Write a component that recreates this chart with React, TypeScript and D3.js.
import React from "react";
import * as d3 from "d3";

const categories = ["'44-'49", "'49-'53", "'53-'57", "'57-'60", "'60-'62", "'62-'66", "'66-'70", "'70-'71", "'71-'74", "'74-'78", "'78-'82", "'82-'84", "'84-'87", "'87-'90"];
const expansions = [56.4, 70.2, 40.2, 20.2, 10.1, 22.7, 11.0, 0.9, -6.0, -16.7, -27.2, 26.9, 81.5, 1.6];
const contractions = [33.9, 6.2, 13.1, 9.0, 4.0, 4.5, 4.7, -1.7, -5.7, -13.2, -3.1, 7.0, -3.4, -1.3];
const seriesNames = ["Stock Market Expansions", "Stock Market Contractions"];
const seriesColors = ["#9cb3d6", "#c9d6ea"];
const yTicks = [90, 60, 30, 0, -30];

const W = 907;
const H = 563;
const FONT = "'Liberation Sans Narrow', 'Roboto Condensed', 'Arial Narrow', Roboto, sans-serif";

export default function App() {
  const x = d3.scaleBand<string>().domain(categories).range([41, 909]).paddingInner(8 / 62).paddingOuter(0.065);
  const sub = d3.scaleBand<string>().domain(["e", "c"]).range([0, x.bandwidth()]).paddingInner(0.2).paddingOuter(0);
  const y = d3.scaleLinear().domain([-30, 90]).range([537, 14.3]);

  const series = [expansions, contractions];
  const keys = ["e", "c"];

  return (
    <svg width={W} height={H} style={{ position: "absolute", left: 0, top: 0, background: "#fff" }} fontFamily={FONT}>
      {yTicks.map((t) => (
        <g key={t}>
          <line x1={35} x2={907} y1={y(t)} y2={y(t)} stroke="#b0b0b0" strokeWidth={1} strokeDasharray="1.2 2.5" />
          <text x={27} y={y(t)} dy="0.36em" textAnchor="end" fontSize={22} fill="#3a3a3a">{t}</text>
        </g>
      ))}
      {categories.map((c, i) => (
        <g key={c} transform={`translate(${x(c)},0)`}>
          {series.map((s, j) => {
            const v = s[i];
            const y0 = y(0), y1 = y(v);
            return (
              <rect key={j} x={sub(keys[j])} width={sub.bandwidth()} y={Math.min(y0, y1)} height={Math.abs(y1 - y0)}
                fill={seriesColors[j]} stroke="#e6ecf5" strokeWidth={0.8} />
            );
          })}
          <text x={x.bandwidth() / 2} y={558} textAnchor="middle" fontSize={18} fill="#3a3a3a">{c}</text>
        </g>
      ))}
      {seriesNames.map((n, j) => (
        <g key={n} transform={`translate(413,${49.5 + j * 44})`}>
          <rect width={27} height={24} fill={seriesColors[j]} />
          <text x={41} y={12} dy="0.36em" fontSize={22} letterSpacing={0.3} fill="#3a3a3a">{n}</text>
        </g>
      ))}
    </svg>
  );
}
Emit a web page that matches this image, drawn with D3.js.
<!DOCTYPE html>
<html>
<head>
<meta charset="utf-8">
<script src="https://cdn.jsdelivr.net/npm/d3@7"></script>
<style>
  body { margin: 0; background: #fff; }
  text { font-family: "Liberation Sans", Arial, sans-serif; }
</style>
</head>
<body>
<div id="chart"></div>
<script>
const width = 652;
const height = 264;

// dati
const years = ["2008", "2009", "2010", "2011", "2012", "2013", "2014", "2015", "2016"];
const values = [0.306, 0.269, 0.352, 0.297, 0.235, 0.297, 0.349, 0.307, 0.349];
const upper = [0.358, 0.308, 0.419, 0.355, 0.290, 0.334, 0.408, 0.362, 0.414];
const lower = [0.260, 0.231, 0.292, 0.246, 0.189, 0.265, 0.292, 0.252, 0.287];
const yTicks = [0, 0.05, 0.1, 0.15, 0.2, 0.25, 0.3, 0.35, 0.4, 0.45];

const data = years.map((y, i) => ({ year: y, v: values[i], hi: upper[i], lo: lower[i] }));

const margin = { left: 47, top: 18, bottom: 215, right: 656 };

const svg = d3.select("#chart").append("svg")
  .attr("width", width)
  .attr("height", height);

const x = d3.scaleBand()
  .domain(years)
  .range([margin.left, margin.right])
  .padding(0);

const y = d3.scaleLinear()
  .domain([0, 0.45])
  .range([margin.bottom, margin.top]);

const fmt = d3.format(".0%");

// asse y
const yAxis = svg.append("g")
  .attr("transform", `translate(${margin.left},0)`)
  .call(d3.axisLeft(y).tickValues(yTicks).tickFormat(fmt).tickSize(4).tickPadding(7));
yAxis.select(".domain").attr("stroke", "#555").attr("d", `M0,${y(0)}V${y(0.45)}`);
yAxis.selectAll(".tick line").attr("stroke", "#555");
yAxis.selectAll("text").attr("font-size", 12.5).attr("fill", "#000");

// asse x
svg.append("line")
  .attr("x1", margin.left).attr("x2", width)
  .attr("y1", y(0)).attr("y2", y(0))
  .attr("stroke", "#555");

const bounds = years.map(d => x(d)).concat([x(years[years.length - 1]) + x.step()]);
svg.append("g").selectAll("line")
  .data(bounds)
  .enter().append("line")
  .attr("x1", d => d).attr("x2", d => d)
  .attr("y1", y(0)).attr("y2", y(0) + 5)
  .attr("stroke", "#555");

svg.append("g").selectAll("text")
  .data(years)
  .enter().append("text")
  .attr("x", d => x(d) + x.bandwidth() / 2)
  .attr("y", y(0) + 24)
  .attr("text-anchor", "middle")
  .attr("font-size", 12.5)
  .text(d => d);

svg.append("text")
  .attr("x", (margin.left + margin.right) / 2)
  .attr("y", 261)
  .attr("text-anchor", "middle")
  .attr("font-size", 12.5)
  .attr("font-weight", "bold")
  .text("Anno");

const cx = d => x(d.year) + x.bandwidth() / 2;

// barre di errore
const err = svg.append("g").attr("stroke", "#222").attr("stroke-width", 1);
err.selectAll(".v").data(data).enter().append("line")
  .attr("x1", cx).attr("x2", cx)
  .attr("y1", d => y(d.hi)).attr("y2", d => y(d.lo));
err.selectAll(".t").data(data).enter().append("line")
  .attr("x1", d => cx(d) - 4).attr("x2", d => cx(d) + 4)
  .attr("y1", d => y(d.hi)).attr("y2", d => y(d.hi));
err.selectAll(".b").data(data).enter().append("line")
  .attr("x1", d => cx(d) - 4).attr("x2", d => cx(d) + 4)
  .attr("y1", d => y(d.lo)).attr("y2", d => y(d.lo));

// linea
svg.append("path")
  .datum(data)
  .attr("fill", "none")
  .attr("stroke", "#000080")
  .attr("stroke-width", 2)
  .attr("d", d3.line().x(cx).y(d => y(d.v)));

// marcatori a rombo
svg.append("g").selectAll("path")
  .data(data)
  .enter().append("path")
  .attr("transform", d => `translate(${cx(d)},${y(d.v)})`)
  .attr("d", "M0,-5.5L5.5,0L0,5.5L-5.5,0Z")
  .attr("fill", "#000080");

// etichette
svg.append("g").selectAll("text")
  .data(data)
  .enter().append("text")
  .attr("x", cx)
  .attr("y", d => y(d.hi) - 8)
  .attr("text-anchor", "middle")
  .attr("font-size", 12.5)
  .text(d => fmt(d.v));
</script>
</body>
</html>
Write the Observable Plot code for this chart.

********************

Short task → Write out all of the records once more, exactly.

Expected answer →
Write a component that recreates this chart with React, TypeScript and D3.js.
import React from "react";
import * as d3 from "d3";

const categories = ["'44-'49", "'49-'53", "'53-'57", "'57-'60", "'60-'62", "'62-'66", "'66-'70", "'70-'71", "'71-'74", "'74-'78", "'78-'82", "'82-'84", "'84-'87", "'87-'90"];
const expansions = [56.4, 70.2, 40.2, 20.2, 10.1, 22.7, 11.0, 0.9, -6.0, -16.7, -27.2, 26.9, 81.5, 1.6];
const contractions = [33.9, 6.2, 13.1, 9.0, 4.0, 4.5, 4.7, -1.7, -5.7, -13.2, -3.1, 7.0, -3.4, -1.3];
const seriesNames = ["Stock Market Expansions", "Stock Market Contractions"];
const seriesColors = ["#9cb3d6", "#c9d6ea"];
const yTicks = [90, 60, 30, 0, -30];

const W = 907;
const H = 563;
const FONT = "'Liberation Sans Narrow', 'Roboto Condensed', 'Arial Narrow', Roboto, sans-serif";

export default function App() {
  const x = d3.scaleBand<string>().domain(categories).range([41, 909]).paddingInner(8 / 62).paddingOuter(0.065);
  const sub = d3.scaleBand<string>().domain(["e", "c"]).range([0, x.bandwidth()]).paddingInner(0.2).paddingOuter(0);
  const y = d3.scaleLinear().domain([-30, 90]).range([537, 14.3]);

  const series = [expansions, contractions];
  const keys = ["e", "c"];

  return (
    <svg width={W} height={H} style={{ position: "absolute", left: 0, top: 0, background: "#fff" }} fontFamily={FONT}>
      {yTicks.map((t) => (
        <g key={t}>
          <line x1={35} x2={907} y1={y(t)} y2={y(t)} stroke="#b0b0b0" strokeWidth={1} strokeDasharray="1.2 2.5" />
          <text x={27} y={y(t)} dy="0.36em" textAnchor="end" fontSize={22} fill="#3a3a3a">{t}</text>
        </g>
      ))}
      {categories.map((c, i) => (
        <g key={c} transform={`translate(${x(c)},0)`}>
          {series.map((s, j) => {
            const v = s[i];
            const y0 = y(0), y1 = y(v);
            return (
              <rect key={j} x={sub(keys[j])} width={sub.bandwidth()} y={Math.min(y0, y1)} height={Math.abs(y1 - y0)}
                fill={seriesColors[j]} stroke="#e6ecf5" strokeWidth={0.8} />
            );
          })}
          <text x={x.bandwidth() / 2} y={558} textAnchor="middle" fontSize={18} fill="#3a3a3a">{c}</text>
        </g>
      ))}
      {seriesNames.map((n, j) => (
        <g key={n} transform={`translate(413,${49.5 + j * 44})`}>
          <rect width={27} height={24} fill={seriesColors[j]} />
          <text x={41} y={12} dy="0.36em" fontSize={22} letterSpacing={0.3} fill="#3a3a3a">{n}</text>
        </g>
      ))}
    </svg>
  );
}
Emit a web page that matches this image, drawn with D3.js.
<!DOCTYPE html>
<html>
<head>
<meta charset="utf-8">
<script src="https://cdn.jsdelivr.net/npm/d3@7"></script>
<style>
  body { margin: 0; background: #fff; }
  text { font-family: "Liberation Sans", Arial, sans-serif; }
</style>
</head>
<body>
<div id="chart"></div>
<script>
const width = 652;
const height = 264;

// dati
const years = ["2008", "2009", "2010", "2011", "2012", "2013", "2014", "2015", "2016"];
const values = [0.306, 0.269, 0.352, 0.297, 0.235, 0.297, 0.349, 0.307, 0.349];
const upper = [0.358, 0.308, 0.419, 0.355, 0.290, 0.334, 0.408, 0.362, 0.414];
const lower = [0.260, 0.231, 0.292, 0.246, 0.189, 0.265, 0.292, 0.252, 0.287];
const yTicks = [0, 0.05, 0.1, 0.15, 0.2, 0.25, 0.3, 0.35, 0.4, 0.45];

const data = years.map((y, i) => ({ year: y, v: values[i], hi: upper[i], lo: lower[i] }));

const margin = { left: 47, top: 18, bottom: 215, right: 656 };

const svg = d3.select("#chart").append("svg")
  .attr("width", width)
  .attr("height", height);

const x = d3.scaleBand()
  .domain(years)
  .range([margin.left, margin.right])
  .padding(0);

const y = d3.scaleLinear()
  .domain([0, 0.45])
  .range([margin.bottom, margin.top]);

const fmt = d3.format(".0%");

// asse y
const yAxis = svg.append("g")
  .attr("transform", `translate(${margin.left},0)`)
  .call(d3.axisLeft(y).tickValues(yTicks).tickFormat(fmt).tickSize(4).tickPadding(7));
yAxis.select(".domain").attr("stroke", "#555").attr("d", `M0,${y(0)}V${y(0.45)}`);
yAxis.selectAll(".tick line").attr("stroke", "#555");
yAxis.selectAll("text").attr("font-size", 12.5).attr("fill", "#000");

// asse x
svg.append("line")
  .attr("x1", margin.left).attr("x2", width)
  .attr("y1", y(0)).attr("y2", y(0))
  .attr("stroke", "#555");

const bounds = years.map(d => x(d)).concat([x(years[years.length - 1]) + x.step()]);
svg.append("g").selectAll("line")
  .data(bounds)
  .enter().append("line")
  .attr("x1", d => d).attr("x2", d => d)
  .attr("y1", y(0)).attr("y2", y(0) + 5)
  .attr("stroke", "#555");

svg.append("g").selectAll("text")
  .data(years)
  .enter().append("text")
  .attr("x", d => x(d) + x.bandwidth() / 2)
  .attr("y", y(0) + 24)
  .attr("text-anchor", "middle")
  .attr("font-size", 12.5)
  .text(d => d);

svg.append("text")
  .attr("x", (margin.left + margin.right) / 2)
  .attr("y", 261)
  .attr("text-anchor", "middle")
  .attr("font-size", 12.5)
  .attr("font-weight", "bold")
  .text("Anno");

const cx = d => x(d.year) + x.bandwidth() / 2;

// barre di errore
const err = svg.append("g").attr("stroke", "#222").attr("stroke-width", 1);
err.selectAll(".v").data(data).enter().append("line")
  .attr("x1", cx).attr("x2", cx)
  .attr("y1", d => y(d.hi)).attr("y2", d => y(d.lo));
err.selectAll(".t").data(data).enter().append("line")
  .attr("x1", d => cx(d) - 4).attr("x2", d => cx(d) + 4)
  .attr("y1", d => y(d.hi)).attr("y2", d => y(d.hi));
err.selectAll(".b").data(data).enter().append("line")
  .attr("x1", d => cx(d) - 4).attr("x2", d => cx(d) + 4)
  .attr("y1", d => y(d.lo)).attr("y2", d => y(d.lo));

// linea
svg.append("path")
  .datum(data)
  .attr("fill", "none")
  .attr("stroke", "#000080")
  .attr("stroke-width", 2)
  .attr("d", d3.line().x(cx).y(d => y(d.v)));

// marcatori a rombo
svg.append("g").selectAll("path")
  .data(data)
  .enter().append("path")
  .attr("transform", d => `translate(${cx(d)},${y(d.v)})`)
  .attr("d", "M0,-5.5L5.5,0L0,5.5L-5.5,0Z")
  .attr("fill", "#000080");

// etichette
svg.append("g").selectAll("text")
  .data(data)
  .enter().append("text")
  .attr("x", cx)
  .attr("y", d => y(d.hi) - 8)
  .attr("text-anchor", "middle")
  .attr("font-size", 12.5)
  .text(d => fmt(d.v));
</script>
</body>
</html>
Write the Observable Plot code for this chart.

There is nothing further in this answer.